Dad passed out again. He was out for about a minute; Mum could see the whites of his eyes and she thought she’d lost him. She called the ambulance which took half an hour to arrive. (This is Geraldine.) They did some tests: his heart was working as it should and his blood pressure was normal. He didn’t even have a temperature. It was all a mystery until yesterday when he received the results of a blood test. He’d picked up a bacterial infection that sent his warfarin levels sky high. He’s now been given antibiotics which should do the trick, and has been told not to take warfarin for two days. (He’s had to take warfarin ever since the aortic valve replacement he had done in 2005, which I touched on in my last post.) Dad regularly gets severe headaches, so when he gets sick like this he often suffers a double whammy. It doesn’t help that he also has a wife who only really starts caring when she thinks he might die.

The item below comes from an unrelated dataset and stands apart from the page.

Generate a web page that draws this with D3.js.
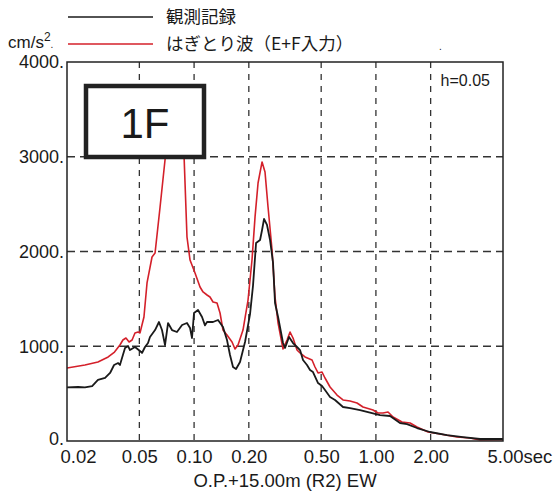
<!DOCTYPE html>
<html><head><meta charset="utf-8">
<script src="https://cdn.jsdelivr.net/npm/d3@7"></script>
<style>
html,body{margin:0;padding:0;background:#fff;}
svg{display:block;}
text{font-family:"Liberation Sans",Arial,sans-serif;fill:#1a1a1a;}
.jp{font-family:"Noto Sans CJK JP","Liberation Sans",sans-serif;}
</style></head><body>
<svg id="c" width="558" height="491"></svg>
<script>
// ---- data ----
const xTickValues = [0.02, 0.05, 0.1, 0.2, 0.5, 1, 2, 5];
const xTickLabels = ["0.02", "0.05", "0.10", "0.20", "0.50", "1.00", "2.00", "5.00sec"];
const xGridValues = [0.05, 0.1, 0.2, 0.5, 1, 2];
const yTickValues = [0, 1000, 2000, 3000, 4000];
const yTickLabels = ["0.", "1000.", "2000.", "3000.", "4000."];
const yGridValues = [1000, 2000, 3000];
const seriesNames = ["観測記録", "はぎとり波（E+F入力）"];
const seriesColors = ["#1a1a1a", "#d4202a"];

// observed record (period [s], Sa [cm/s2])
const obsPeriod = [0.020,0.0230,0.0251,0.0275,0.0296,0.0324,0.0345,0.0363,0.0382,0.0391,0.0406,0.0417,0.0433,0.0444,0.0473,0.0504,0.0517,0.0537,0.0558,0.0572,0.0610,0.0641,0.0666,0.0692,0.0719,0.0756,0.0805,0.0859,0.0914,0.0950,0.0974,0.0999,0.1051,0.1106,0.1148,0.1178,0.1271,0.1354,0.1442,0.1517,0.1576,0.1637,0.1701,0.1789,0.1906,0.2031,0.2109,0.2192,0.2306,0.2365,0.2425,0.2518,0.2617,0.2718,0.2787,0.2897,0.3084,0.3164,0.3328,0.3500,0.3682,0.3826,0.3972,0.4178,0.4342,0.4508,0.4806,0.5054,0.5248,0.5594,0.5958,0.6592,0.7206,0.818,0.928,1.054,1.196,1.357,1.483,1.683,1.984,2.46,3.01,3.74,5.00];
const obsAccel  = [565,570,565,580,644,665,718,802,823,802,908,982,1003,960,992,950,929,992,1034,1098,1171,1256,1171,1013,1245,1171,1150,1224,1245,1193,1087,1351,1383,1309,1220,1256,1256,1277,1203,1066,908,781,760,834,1045,1340,1640,2090,2121,2227,2343,2280,2121,1879,1456,1309,1034,982,1098,1034,992,960,855,802,749,728,612,580,538,464,433,359,348,327,300,274,264,190,179,137,95,63,42,21,21];

// stripped wave (E+F input)
const synPeriod = [0.020,0.0251,0.0296,0.0337,0.0365,0.0391,0.0406,0.0422,0.0439,0.0456,0.0473,0.0492,0.0504,0.0530,0.0551,0.0587,0.0610,0.0650,0.0692,0.0719,0.0800,0.0859,0.0881,0.0914,0.0950,0.1012,0.1078,0.1120,0.1178,0.1223,0.1271,0.1337,0.1389,0.1442,0.1517,0.1617,0.1679,0.1744,0.1858,0.1980,0.2082,0.2164,0.2248,0.2365,0.2455,0.2551,0.2684,0.2787,0.2897,0.3084,0.3245,0.3371,0.3500,0.3682,0.3826,0.4074,0.4453,0.4624,0.4806,0.5054,0.5248,0.5594,0.6110,0.6592,0.7206,0.7872,0.849,0.964,1.027,1.094,1.166,1.242,1.392,1.541,1.683,1.935,2.252,2.79,3.29,3.74,5.00];
const synAccel  = [770,802,834,887,939,1013,1066,1087,1045,1066,1140,1150,1140,1309,1668,1942,1984,2470,2966,3300,3600,3300,3000,2153,1910,1773,1625,1573,1541,1520,1467,1456,1351,1171,1119,1045,971,1013,1171,1488,1910,2365,2723,2945,2839,2470,2016,1520,1245,971,1066,1150,1087,960,929,887,855,781,718,728,665,570,485,433,422,401,359,327,296,296,306,253,200,190,148,95,74,42,32,11,15];

// ---- drawing ----
const svg = d3.select("#c");
const L = 67, R = 503, T = 62, B = 441;
const x = d3.scaleLog().domain([0.02, 5]).range([L, R]);
const y = d3.scaleLinear().domain([0, 4000]).range([B, T]);

svg.append("defs").append("clipPath").attr("id","clip")
  .append("rect").attr("x",L).attr("y",T).attr("width",R-L).attr("height",B-T);

const grid = svg.append("g").attr("stroke","#333").attr("stroke-width",1.3).attr("fill","none");
grid.selectAll("line.v").data(xGridValues).join("line")
  .attr("x1",d=>x(d)).attr("x2",d=>x(d)).attr("y1",T).attr("y2",B)
  .attr("stroke-dasharray","6,6");
grid.selectAll("line.h").data(yGridValues).join("line")
  .attr("x1",L).attr("x2",R).attr("y1",d=>y(d)).attr("y2",d=>y(d))
  .attr("stroke-dasharray","8,5");

const line = d3.line().x(d=>x(d[0])).y(d=>y(d[1]));
const obs = obsPeriod.map((p,i)=>[p,obsAccel[i]]);
const syn = synPeriod.map((p,i)=>[p,synAccel[i]]);
const lg = svg.append("g").attr("clip-path","url(#clip)").attr("fill","none").attr("stroke-linejoin","round");
lg.append("path").datum(syn).attr("d",line).attr("stroke",seriesColors[1]).attr("stroke-width",1.6);
lg.append("path").datum(obs).attr("d",line).attr("stroke",seriesColors[0]).attr("stroke-width",1.8);

// frame
svg.append("rect").attr("x",L).attr("y",T).attr("width",R-L).attr("height",B-T)
  .attr("fill","none").attr("stroke","#222").attr("stroke-width",1.5);

// axes labels
const xAxis = d3.axisBottom(x).tickValues(xTickValues).tickSize(0)
  .tickFormat((d,i)=>xTickLabels[i]);
const gx = svg.append("g").attr("transform",`translate(0,${B})`).call(xAxis);
gx.select(".domain").remove();
gx.selectAll("text").attr("font-size",18.5).attr("font-family","Liberation Sans, Arial, sans-serif")
  .attr("fill","#1a1a1a").attr("dy","1.05em")
  .attr("text-anchor",(d,i)=> i===xTickLabels.length-1 ? "start" : "middle")
  .attr("dx",(d,i)=> i===0 ? 11 : (i===xTickLabels.length-1 ? -16 : 0));

const yAxis = d3.axisLeft(y).tickValues(yTickValues).tickSize(0)
  .tickFormat((d,i)=>yTickLabels[i]);
const gy = svg.append("g").attr("transform",`translate(${L-3},0)`).call(yAxis);
gy.select(".domain").remove();
gy.selectAll("text").attr("font-size",18).attr("font-family","Liberation Sans, Arial, sans-serif")
  .attr("fill","#1a1a1a").attr("x",0).attr("dy",(d)=> d===0 ? "0.2em" : "0.32em");

svg.append("text").attr("x",285).attr("y",487).attr("text-anchor","middle")
  .attr("font-size",18.5).text("O.P.+15.00m (R2) EW");

const unit = svg.append("text").attr("x",8).attr("y",48).attr("font-size",17);
unit.append("tspan").text("cm/s");
unit.append("tspan").attr("font-size",12).attr("dy",-7).text("2");
unit.append("tspan").attr("font-size",10).attr("dy",7).text(".");

svg.append("text").attr("x",490).attr("y",86).attr("text-anchor","end")
  .attr("font-size",16).text("h=0.05");

// legend
const legY = [17, 44];
seriesNames.forEach((n,i)=>{
  svg.append("line").attr("x1",68).attr("x2",153).attr("y1",legY[i]).attr("y2",legY[i])
    .attr("stroke",seriesColors[i]).attr("stroke-width",1.6);
  svg.append("text").attr("class","jp").attr("x",166).attr("y",legY[i]+6)
    .attr("font-size",17.5).text(n);
});
svg.append("text").attr("x",439).attr("y",50).attr("font-size",10).text(".");

// 1F box
svg.append("rect").attr("x",86).attr("y",86).attr("width",118).attr("height",71)
  .attr("fill","#fff").attr("stroke","#222").attr("stroke-width",4.5);
svg.append("text").attr("x",145).attr("y",138).attr("text-anchor","middle")
  .attr("font-size",42).text("1F");
</script>
</body></html>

The euphoria, or close to that, which I felt after my last English lessons, is well and truly over. Mihai, who is one of the nicest people I’ve met in Romania so far, has had to go to Bucharest so I won’t be teaching him tonight. I don’t know if and when I’ll see the first guy again. December 1st is Romania’s national day. The celebrations of all things Romania will be interesting to see, but people tend to use them as an excuse for an extended holiday, making things a bit awkward from a teaching perspective. I’ve heard nothing more about the “conversation club” due to begin on 9th December, so at this stage I’ll assume it won’t happen. The old guy who said he spoke no English pulled out of his lesson – twice – and only when I called him right before we were due to start to ask him exactly which apartment he lived in. Somebody called me yesterday to ask whether, when I said in my ad that I could “give you a hand”, I meant the left or the right hand. I hung up on him. Somebody else rang me at 4:20 on Sunday morning; I didn’t answer. Still more people have showed genuine interest, but were put off the moment I said I’d need to visit them rather than the other way round. This hotel room is in no way suitable.

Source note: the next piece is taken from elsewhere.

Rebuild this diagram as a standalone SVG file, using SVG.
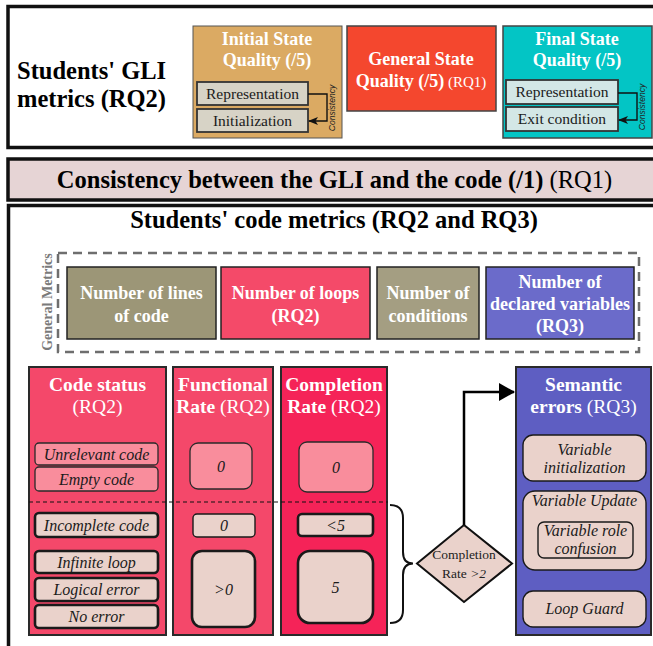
<svg xmlns="http://www.w3.org/2000/svg" width="653" height="646" viewBox="0 0 653 646" font-family="'Liberation Serif', 'Times New Roman', serif">
  <style>
    .b { font-weight: bold; }
    .n { font-weight: normal; }
    .w { fill: #ffffff; }
    .h18 { font-size: 18px; text-anchor: middle; }
    .h19 { font-size: 19.5px; text-anchor: middle; }
    .it { font-style: italic; font-size: 16px; fill: #1a1a1a; text-anchor: middle; }
    .frame { fill: #ffffff; stroke: #111111; stroke-width: 3.5; }
    .inner { font-size: 15.5px; fill: #1a1a1a; text-anchor: middle; }
    .col { stroke: #2a2a2a; stroke-width: 2; }
    .metric { stroke: #222222; stroke-width: 1.5; }
    .lite { fill: #f98d9c; stroke: #2a2a2a; stroke-width: 1.3; }
    .pale { fill: #ead2cb; stroke: #1a1a1a; stroke-width: 2.6; }
    .paleThin { fill: #ead2cb; stroke: #1a1a1a; stroke-width: 1.4; }
    .cons { font-style: italic; font-size: 8.5px; fill: #222; text-anchor: middle; }
    .link { fill: none; stroke: #111111; stroke-width: 1.4; }
  </style>
  <defs>
    <marker id="arrSmall" markerWidth="10" markerHeight="8" refX="9" refY="4" orient="auto" markerUnits="userSpaceOnUse">
      <path d="M0,0 L10,4 L0,8 L2.5,4 Z" fill="#111111"/>
    </marker>
    <marker id="arrBig" markerWidth="16" markerHeight="18" refX="15" refY="9" orient="auto" markerUnits="userSpaceOnUse">
      <path d="M0,0 L16,9 L0,18 Z" fill="#000000"/>
    </marker>
  </defs>

  <rect width="653" height="646" fill="#ffffff"/>

  <!-- section frames -->
  <g id="frames">
    <rect class="frame" x="8" y="6.5" width="700" height="141"/>
    <rect x="8" y="159" width="700" height="41" fill="#e6d4d5" stroke="#111111" stroke-width="3.5"/>
    <rect class="frame" x="8.5" y="205.5" width="700" height="500" stroke-width="3"/>
  </g>

  <!-- GLI metrics -->
  <g id="gli-title">
    <text class="b" x="17" y="79" font-size="24.5">Students' GLI</text>
    <text class="b" x="17" y="107" font-size="24.5">metrics (RQ2)</text>
  </g>

  <g id="initial-state">
    <rect x="193" y="26" width="149" height="112" fill="#dbaa63" stroke="#555555" stroke-width="1"/>
    <text class="b w h18" x="267" y="45">Initial State</text>
    <text class="b w h18" x="267" y="66">Quality (/5)</text>
    <rect x="197" y="82" width="111" height="23" fill="#d7d3c6" stroke="#333333" stroke-width="1.8"/>
    <text class="inner" x="252.5" y="98.5">Representation</text>
    <rect x="197" y="109" width="111" height="23" fill="#d7d3c6" stroke="#333333" stroke-width="1.8"/>
    <text class="inner" x="252.5" y="125.5">Initialization</text>
    <text class="cons" font-family="'Liberation Sans', Arial, sans-serif" transform="translate(335,108) rotate(-90)">Consistency</text>
  </g>

  <g id="general-state">
    <rect x="347" y="26" width="149" height="85" fill="#f4472e" stroke="#444444" stroke-width="1.5"/>
    <text class="b w h18" x="421" y="65">General State</text>
    <text class="b w h18" x="421" y="87">Quality (/5)<tspan class="n" font-size="15"> (RQ1)</tspan></text>
  </g>

  <g id="final-state">
    <rect x="503" y="26" width="149" height="112" fill="#03c5c5" stroke="#444444" stroke-width="1.5"/>
    <text class="b w h18" x="577" y="45">Final State</text>
    <text class="b w h18" x="577" y="66">Quality (/5)</text>
    <rect x="506" y="80" width="112" height="24" fill="#d3e7e6" stroke="#333333" stroke-width="1.8"/>
    <text class="inner" x="562" y="97">Representation</text>
    <rect x="506" y="107" width="112" height="24" fill="#d3e7e6" stroke="#333333" stroke-width="1.8"/>
    <text class="inner" x="562" y="124">Exit condition</text>
    <text class="cons" font-family="'Liberation Sans', Arial, sans-serif" transform="translate(645,107) rotate(-90)">Consistency</text>
  </g>

  <!-- GLI / code consistency -->
  <g id="consistency">
    <text class="b" x="334.5" y="187.5" font-size="24.5" text-anchor="middle">Consistency between the GLI and the code (/1)<tspan class="n"> (RQ1)</tspan></text>
  </g>

  <!-- code metrics -->
  <g id="code-title">
    <text class="b" x="334" y="228" font-size="24.5" text-anchor="middle">Students' code metrics (RQ2 and RQ3)</text>
  </g>

  <g id="general-metrics">
    <rect x="58" y="253" width="581" height="99" fill="none" stroke="#6e6e6e" stroke-width="2.5" stroke-dasharray="9 6"/>
    <text class="b" transform="translate(52,302) rotate(-90)" font-size="14" fill="#7a7a7a" text-anchor="middle">General Metrics</text>
  </g>

  <g id="lines-of-code">
    <rect class="metric" x="67" y="267" width="149" height="72" fill="#9c9677"/>
    <text class="b w h18" x="141.5" y="299">Number of lines</text>
    <text class="b w h18" x="141.5" y="322">of code</text>
  </g>

  <g id="loops">
    <rect class="metric" x="221" y="267" width="149" height="72" fill="#f44a69"/>
    <text class="b w h18" x="295.5" y="299">Number of loops</text>
    <text class="b w h18" x="295.5" y="322">(RQ2)</text>
  </g>

  <g id="conditions">
    <rect class="metric" x="377" y="267" width="102" height="72" fill="#a49e82"/>
    <text class="b w h18" x="428" y="299">Number of</text>
    <text class="b w h18" x="428" y="322">conditions</text>
  </g>

  <g id="declared-variables">
    <rect class="metric" x="486" y="267" width="148" height="72" fill="#6b6bca"/>
    <text class="b w h18" x="560" y="288">Number of</text>
    <text class="b w h18" x="560" y="310">declared variables</text>
    <text class="b w h18" x="560" y="332">(RQ3)</text>
  </g>

  <g id="code-status">
    <rect class="col" x="29" y="367" width="137" height="268" fill="#f4486a"/>
    <text class="b w h19" x="97.5" y="391">Code status</text>
    <text class="w h19" x="97.5" y="413">(RQ2)</text>
    <rect class="lite" x="35" y="443" width="123" height="22" rx="4"/>
    <text class="it" x="96.5" y="459.5">Unrelevant code</text>
    <rect class="lite" x="35" y="467" width="123" height="24" rx="4"/>
    <text class="it" x="96.5" y="484.5">Empty code</text>
    <rect class="pale" x="35" y="513" width="123" height="24" rx="4"/>
    <text class="it" x="96.5" y="530.5">Incomplete code</text>
    <rect class="pale" x="35" y="551" width="123" height="22" rx="4"/>
    <text class="it" x="96.5" y="567.5">Infinite loop</text>
    <rect class="pale" x="35" y="578" width="123" height="23" rx="4"/>
    <text class="it" x="96.5" y="595">Logical error</text>
    <rect class="pale" x="35" y="605" width="123" height="23" rx="4"/>
    <text class="it" x="96.5" y="622">No error</text>
  </g>

  <g id="functional-rate">
    <rect class="col" x="173" y="367" width="100" height="268" fill="#f4486a"/>
    <text class="b w h19" x="223" y="391">Functional</text>
    <text class="b w h19" x="223" y="413">Rate<tspan class="n"> (RQ2)</tspan></text>
    <rect class="lite" x="190" y="443" width="62" height="46" rx="8"/>
    <text class="it" x="221" y="472">0</text>
    <rect class="paleThin" x="193" y="514" width="62" height="23" rx="4" stroke-width="1.8"/>
    <text class="it" x="224" y="531">0</text>
    <rect class="pale" x="192" y="551" width="63" height="76" rx="10"/>
    <text class="it" x="223.5" y="594.5">&gt;0</text>
  </g>

  <g id="completion-rate">
    <rect class="col" x="281" y="367" width="106" height="268" fill="#f52358"/>
    <text class="b w h19" x="334" y="391">Completion</text>
    <text class="b w h19" x="334" y="413">Rate<tspan class="n"> (RQ2)</tspan></text>
    <rect class="lite" x="299" y="442" width="74" height="50" rx="8"/>
    <text class="it" x="336" y="472.5">0</text>
    <rect class="pale" x="298" y="514" width="75" height="22" rx="4"/>
    <text class="it" x="335.5" y="530.5">&lt;5</text>
    <rect class="pale" x="298" y="551" width="75" height="72" rx="12"/>
    <text class="it" x="335.5" y="592.5">5</text>
  </g>

  <g id="completion-check">
    <polygon points="464,525 512,563.5 464,602 417,563.5" fill="#ead2cb" stroke="#111111" stroke-width="2"/>
    <text x="464" y="559" font-size="13.5" fill="#222" text-anchor="middle">Completion</text>
    <text x="464" y="578" font-size="13.5" fill="#222" text-anchor="middle">Rate <tspan font-style="italic">&gt;2</tspan></text>
  </g>

  <g id="semantic-errors">
    <rect class="col" x="516" y="367" width="135" height="268" fill="#5e5ec2"/>
    <text class="b w h19" x="583.5" y="391">Semantic</text>
    <text class="b w h19" x="583.5" y="413">errors<tspan class="n"> (RQ3)</tspan></text>
    <rect class="paleThin" x="523" y="435" width="123" height="46" rx="10"/>
    <text class="it" x="584.5" y="455">Variable</text>
    <text class="it" x="584.5" y="473">initialization</text>
    <rect class="paleThin" x="523" y="491" width="123" height="79" rx="12"/>
    <text class="it" x="584.5" y="506">Variable Update</text>
    <rect class="paleThin" x="538" y="522" width="95" height="36" rx="6"/>
    <text class="it" x="585.5" y="536">Variable role</text>
    <text class="it" x="585.5" y="554">confusion</text>
    <rect class="paleThin" x="523" y="591" width="123" height="36" rx="10"/>
    <text class="it" x="584.5" y="614">Loop Guard</text>
  </g>

  <!-- connectors -->
  <g id="connectors">
    <polyline class="link" points="308,94 327,94 327,121 309,121" marker-end="url(#arrSmall)"/>
    <polyline class="link" points="618,93 637,93 637,120 619,120" marker-end="url(#arrSmall)"/>
    <line x1="29" y1="502" x2="388" y2="502" stroke="#111111" stroke-width="1.2" stroke-dasharray="4 3"/>
    <path d="M390,505 Q403,505 403,518 L403,552 Q403,563.5 413,563.5 Q403,563.5 403,575 L403,610 Q403,623 390,623" fill="none" stroke="#111111" stroke-width="2"/>
    <polyline points="464,525 464,392 514,392" fill="none" stroke="#000000" stroke-width="2.5" marker-end="url(#arrBig)"/>
  </g>
</svg>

I need to move out of this place soon. I’m using “need” accurately here. To get a registration certificate enabling me to live in Romania legally beyond early January, I need a fixed address. I was planning on sorting out all my paperwork at the immigration office this morning, but yesterday I spoke to the people at the hotel who said in an unnecessarily forceful way that they won’t let me name this place as my fixed address unless I commit to living here for six months or more. As I can’t teach here, that’s out of the question. Whether I rent a place through the usual channels, which have all kinds of pitfalls, or get something through Airbnb which would be safer but more costly, I haven’t decided yet.

Despite my recent frustrations, one thing is clear: teaching English is something I really want to do, and I really want to do it here in Romania. Making it all happen won’t be easy – there are barriers everywhere I look – but it’s all a lot more doable when I know the what and the where. For more than a decade I didn’t have a clue.